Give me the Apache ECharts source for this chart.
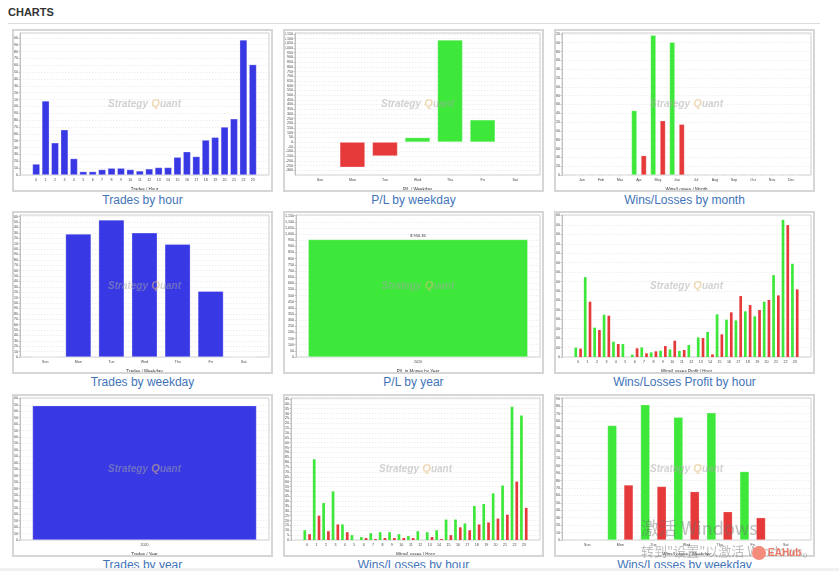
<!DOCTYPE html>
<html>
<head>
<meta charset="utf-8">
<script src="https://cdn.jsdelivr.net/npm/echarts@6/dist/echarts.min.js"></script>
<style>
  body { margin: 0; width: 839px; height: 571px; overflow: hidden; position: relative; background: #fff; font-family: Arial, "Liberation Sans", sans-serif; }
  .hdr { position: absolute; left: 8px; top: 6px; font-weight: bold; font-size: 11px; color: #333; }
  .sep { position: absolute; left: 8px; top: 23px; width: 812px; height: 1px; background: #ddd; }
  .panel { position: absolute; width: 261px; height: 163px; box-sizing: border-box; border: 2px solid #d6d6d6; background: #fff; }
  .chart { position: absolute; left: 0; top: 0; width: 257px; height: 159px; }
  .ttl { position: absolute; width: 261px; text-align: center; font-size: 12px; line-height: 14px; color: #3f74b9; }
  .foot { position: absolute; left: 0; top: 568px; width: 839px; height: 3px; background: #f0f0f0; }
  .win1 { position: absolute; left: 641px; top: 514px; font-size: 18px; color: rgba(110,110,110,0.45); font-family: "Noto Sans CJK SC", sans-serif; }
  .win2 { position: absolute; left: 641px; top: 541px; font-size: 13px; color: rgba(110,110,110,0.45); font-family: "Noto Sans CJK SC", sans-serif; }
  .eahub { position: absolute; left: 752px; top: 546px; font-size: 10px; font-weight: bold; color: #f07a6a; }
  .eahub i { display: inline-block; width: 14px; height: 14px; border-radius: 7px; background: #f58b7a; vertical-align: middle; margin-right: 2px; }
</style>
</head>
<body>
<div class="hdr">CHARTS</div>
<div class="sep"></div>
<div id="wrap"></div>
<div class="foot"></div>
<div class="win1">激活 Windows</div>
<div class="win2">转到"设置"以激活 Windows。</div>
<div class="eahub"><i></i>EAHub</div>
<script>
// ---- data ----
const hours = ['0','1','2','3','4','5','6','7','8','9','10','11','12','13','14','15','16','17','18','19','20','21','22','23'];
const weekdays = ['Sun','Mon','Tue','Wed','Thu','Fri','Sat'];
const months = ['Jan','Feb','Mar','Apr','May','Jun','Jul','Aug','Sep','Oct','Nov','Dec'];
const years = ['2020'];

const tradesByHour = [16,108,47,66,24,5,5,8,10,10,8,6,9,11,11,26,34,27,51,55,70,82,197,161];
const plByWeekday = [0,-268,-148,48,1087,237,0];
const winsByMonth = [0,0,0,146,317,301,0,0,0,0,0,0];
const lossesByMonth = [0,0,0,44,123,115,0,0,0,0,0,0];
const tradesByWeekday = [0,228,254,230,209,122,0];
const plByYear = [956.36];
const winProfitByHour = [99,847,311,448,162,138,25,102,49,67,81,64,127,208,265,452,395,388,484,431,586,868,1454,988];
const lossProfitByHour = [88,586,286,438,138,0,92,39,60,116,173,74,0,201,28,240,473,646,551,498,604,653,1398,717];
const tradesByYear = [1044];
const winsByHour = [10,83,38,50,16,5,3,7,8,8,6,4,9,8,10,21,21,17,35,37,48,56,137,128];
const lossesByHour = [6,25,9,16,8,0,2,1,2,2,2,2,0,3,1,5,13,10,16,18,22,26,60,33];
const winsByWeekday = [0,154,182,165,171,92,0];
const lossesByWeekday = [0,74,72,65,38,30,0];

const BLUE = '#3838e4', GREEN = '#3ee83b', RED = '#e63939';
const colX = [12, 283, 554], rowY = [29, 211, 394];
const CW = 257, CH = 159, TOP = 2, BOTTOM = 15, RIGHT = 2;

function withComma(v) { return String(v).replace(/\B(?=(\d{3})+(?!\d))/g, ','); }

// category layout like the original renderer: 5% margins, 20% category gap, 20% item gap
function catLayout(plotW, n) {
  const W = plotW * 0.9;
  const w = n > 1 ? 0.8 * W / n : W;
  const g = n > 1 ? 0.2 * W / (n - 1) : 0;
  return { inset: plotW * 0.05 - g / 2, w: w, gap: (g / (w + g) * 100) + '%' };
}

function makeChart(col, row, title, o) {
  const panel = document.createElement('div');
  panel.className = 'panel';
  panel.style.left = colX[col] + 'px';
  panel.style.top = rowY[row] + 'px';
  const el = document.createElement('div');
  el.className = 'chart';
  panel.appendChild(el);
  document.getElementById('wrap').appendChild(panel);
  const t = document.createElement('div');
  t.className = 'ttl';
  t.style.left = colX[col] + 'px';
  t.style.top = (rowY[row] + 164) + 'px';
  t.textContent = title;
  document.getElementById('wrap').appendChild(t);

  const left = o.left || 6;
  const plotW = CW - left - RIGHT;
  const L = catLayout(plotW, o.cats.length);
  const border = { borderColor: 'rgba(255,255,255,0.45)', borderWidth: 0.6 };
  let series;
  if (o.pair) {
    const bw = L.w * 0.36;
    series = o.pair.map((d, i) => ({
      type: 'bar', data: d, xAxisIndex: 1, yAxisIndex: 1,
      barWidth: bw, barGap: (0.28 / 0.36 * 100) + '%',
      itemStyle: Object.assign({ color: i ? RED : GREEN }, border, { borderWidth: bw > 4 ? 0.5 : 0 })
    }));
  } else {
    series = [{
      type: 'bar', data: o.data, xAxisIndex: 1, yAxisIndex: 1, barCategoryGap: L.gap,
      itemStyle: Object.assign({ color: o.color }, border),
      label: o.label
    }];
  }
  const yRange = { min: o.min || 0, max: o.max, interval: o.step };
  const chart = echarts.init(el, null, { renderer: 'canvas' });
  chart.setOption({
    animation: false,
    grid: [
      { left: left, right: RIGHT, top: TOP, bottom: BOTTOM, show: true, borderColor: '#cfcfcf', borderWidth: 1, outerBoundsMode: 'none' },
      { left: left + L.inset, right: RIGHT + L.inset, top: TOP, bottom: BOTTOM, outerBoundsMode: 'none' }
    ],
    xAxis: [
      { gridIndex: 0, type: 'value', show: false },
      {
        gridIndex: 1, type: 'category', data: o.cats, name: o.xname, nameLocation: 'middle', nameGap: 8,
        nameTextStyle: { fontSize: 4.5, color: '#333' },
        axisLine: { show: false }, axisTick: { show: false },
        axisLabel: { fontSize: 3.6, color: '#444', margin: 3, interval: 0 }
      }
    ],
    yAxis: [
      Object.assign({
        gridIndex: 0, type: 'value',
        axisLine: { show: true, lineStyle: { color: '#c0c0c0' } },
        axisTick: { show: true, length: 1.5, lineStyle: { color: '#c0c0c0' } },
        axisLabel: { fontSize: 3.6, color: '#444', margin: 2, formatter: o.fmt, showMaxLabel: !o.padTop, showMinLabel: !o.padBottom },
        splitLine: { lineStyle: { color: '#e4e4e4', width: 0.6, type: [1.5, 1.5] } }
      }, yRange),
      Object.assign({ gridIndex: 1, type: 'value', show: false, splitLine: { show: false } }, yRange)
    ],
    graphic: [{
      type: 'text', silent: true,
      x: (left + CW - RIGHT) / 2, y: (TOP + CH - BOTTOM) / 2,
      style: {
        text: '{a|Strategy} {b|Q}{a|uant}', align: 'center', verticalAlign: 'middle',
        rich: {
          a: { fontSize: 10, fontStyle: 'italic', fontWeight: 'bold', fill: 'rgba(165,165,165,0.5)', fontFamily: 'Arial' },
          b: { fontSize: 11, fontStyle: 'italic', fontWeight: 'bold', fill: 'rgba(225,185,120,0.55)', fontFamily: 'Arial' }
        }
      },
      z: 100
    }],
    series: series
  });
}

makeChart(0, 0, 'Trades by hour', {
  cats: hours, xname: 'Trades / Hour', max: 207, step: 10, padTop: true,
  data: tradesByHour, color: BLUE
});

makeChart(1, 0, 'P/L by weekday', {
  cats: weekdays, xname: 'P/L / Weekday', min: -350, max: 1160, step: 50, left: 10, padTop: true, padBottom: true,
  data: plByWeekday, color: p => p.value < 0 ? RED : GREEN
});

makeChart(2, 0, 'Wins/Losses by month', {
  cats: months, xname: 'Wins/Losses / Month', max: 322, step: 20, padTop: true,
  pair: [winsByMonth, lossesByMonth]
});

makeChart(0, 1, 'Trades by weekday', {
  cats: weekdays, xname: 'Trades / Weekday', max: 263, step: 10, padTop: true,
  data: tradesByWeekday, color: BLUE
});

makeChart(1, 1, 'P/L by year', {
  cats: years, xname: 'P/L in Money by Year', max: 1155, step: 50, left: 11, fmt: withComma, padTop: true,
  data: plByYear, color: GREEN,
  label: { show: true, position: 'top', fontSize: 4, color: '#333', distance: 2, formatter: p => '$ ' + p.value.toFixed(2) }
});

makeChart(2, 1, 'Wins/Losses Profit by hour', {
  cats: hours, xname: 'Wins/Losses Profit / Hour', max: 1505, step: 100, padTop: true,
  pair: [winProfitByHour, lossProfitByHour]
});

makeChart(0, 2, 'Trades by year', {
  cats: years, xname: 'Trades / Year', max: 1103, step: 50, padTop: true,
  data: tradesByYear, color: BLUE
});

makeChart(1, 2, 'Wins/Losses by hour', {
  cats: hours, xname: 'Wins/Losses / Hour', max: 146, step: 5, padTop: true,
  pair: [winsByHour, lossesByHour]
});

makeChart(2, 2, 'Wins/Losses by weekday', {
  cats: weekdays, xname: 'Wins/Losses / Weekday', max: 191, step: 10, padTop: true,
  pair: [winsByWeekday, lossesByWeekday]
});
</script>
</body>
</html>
====
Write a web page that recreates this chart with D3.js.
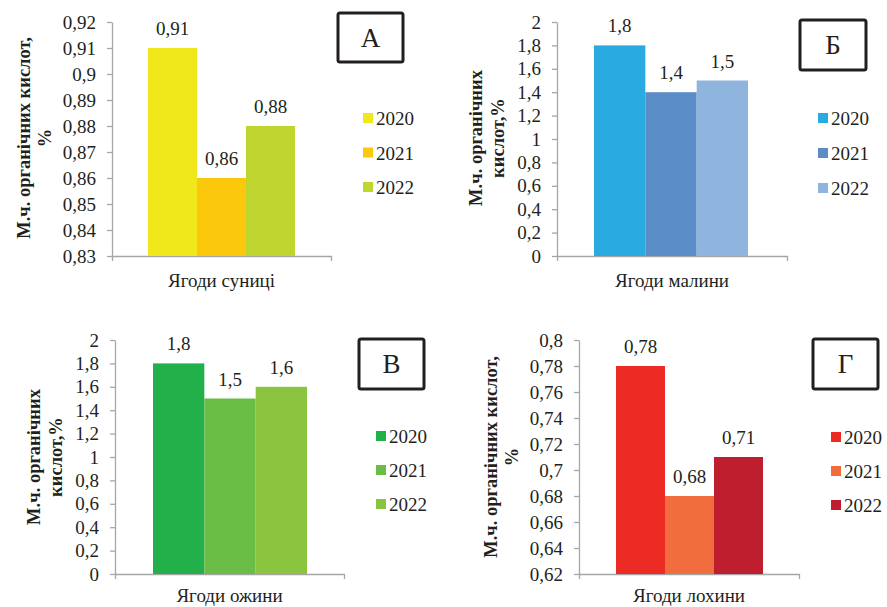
====
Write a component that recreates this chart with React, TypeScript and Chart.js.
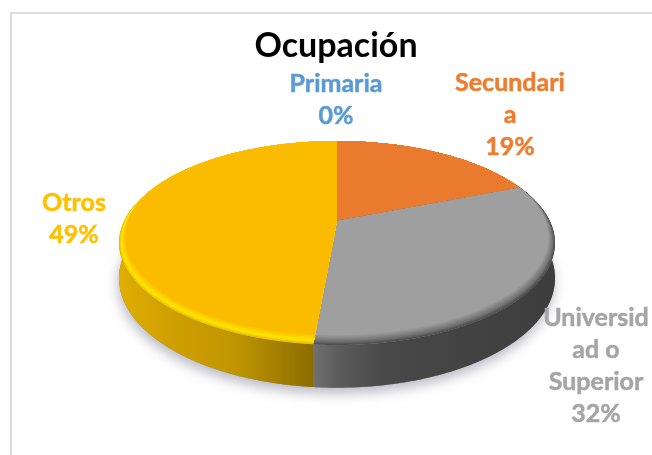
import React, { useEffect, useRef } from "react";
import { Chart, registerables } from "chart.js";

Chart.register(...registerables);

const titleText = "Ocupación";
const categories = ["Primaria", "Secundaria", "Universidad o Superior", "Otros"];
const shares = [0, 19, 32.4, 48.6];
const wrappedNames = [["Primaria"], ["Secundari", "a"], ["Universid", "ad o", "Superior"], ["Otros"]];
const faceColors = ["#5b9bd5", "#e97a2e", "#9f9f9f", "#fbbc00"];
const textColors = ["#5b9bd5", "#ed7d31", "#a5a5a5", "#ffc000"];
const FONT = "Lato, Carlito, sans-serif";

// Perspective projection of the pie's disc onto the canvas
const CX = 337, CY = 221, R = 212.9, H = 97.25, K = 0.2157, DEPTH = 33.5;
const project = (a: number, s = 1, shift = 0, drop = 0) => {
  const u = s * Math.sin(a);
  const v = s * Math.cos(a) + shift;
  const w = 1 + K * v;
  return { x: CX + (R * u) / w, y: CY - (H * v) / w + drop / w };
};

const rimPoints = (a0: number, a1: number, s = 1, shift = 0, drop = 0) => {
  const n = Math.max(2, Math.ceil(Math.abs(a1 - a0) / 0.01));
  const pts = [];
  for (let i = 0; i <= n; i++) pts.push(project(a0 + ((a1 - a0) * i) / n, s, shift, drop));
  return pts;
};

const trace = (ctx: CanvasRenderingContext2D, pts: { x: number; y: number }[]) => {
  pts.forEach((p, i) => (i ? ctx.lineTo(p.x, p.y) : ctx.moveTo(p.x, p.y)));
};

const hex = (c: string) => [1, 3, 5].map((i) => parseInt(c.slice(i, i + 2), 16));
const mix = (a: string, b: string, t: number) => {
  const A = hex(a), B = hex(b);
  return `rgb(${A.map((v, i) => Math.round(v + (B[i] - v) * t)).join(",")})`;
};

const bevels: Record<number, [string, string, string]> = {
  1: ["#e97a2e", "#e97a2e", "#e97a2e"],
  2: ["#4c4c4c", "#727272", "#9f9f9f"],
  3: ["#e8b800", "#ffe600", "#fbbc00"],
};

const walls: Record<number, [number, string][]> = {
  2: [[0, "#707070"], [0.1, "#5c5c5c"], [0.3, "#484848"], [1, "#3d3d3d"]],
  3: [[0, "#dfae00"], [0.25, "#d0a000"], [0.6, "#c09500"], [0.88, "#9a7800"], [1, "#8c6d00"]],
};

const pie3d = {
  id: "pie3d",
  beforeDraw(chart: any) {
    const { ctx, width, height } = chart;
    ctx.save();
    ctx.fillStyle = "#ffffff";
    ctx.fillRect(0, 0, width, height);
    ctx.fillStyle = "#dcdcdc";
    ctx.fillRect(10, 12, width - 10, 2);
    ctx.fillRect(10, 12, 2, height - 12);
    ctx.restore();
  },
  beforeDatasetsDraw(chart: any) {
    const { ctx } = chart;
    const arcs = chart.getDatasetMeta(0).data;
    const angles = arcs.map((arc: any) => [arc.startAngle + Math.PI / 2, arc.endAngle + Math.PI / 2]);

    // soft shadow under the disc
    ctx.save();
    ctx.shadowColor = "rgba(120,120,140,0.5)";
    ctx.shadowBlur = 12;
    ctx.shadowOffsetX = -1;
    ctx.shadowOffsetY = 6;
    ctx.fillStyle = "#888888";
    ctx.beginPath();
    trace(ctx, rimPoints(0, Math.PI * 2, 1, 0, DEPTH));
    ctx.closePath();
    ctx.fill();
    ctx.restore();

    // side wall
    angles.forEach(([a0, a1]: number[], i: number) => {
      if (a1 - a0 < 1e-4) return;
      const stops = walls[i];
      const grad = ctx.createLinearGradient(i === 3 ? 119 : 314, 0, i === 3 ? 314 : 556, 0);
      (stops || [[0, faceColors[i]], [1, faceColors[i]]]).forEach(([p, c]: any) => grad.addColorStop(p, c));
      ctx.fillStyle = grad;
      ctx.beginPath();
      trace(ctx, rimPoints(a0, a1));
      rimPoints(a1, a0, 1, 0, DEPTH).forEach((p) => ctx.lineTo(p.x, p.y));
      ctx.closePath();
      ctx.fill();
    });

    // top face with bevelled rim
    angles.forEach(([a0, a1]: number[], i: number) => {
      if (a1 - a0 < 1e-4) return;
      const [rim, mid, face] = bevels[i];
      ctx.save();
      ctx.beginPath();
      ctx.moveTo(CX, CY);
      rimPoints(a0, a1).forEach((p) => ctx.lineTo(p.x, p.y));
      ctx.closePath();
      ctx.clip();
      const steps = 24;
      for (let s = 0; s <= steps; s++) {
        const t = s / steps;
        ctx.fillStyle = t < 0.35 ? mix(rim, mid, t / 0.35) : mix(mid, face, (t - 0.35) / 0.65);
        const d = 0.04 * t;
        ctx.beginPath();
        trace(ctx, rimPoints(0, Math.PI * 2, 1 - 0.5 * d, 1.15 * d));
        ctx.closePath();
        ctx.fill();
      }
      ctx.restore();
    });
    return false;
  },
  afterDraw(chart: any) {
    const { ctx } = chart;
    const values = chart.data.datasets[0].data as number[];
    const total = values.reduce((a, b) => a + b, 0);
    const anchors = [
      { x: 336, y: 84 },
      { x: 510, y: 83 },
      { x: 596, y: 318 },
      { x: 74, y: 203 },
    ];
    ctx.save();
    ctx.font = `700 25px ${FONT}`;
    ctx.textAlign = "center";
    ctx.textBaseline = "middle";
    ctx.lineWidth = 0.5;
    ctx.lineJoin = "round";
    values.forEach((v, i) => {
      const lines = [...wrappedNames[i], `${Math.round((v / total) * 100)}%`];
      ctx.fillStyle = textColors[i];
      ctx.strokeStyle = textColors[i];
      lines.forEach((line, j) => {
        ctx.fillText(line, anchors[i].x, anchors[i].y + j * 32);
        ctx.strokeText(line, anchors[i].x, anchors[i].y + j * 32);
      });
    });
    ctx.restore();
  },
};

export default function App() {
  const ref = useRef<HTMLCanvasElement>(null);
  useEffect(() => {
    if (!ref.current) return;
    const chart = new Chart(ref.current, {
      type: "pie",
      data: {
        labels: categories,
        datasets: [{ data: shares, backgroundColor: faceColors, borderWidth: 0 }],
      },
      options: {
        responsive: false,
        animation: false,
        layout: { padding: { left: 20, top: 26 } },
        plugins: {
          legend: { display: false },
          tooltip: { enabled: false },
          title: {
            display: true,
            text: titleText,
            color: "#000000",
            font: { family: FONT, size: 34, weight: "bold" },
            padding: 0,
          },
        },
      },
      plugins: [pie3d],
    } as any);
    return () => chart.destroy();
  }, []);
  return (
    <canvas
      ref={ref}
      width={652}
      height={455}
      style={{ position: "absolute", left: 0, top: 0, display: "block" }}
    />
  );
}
====
— WRITTEN REQUEST —
Make an exact copy of the lines from the one holding "Write a component" through the one holding "Chart.register(...registerables);", end lines included, without the pictures.

— RESPONSE BELOW —
Write a component that recreates this chart with React, TypeScript and Chart.js.
import React, { useEffect, useRef } from "react";
import { Chart, registerables } from "chart.js";

Chart.register(...registerables);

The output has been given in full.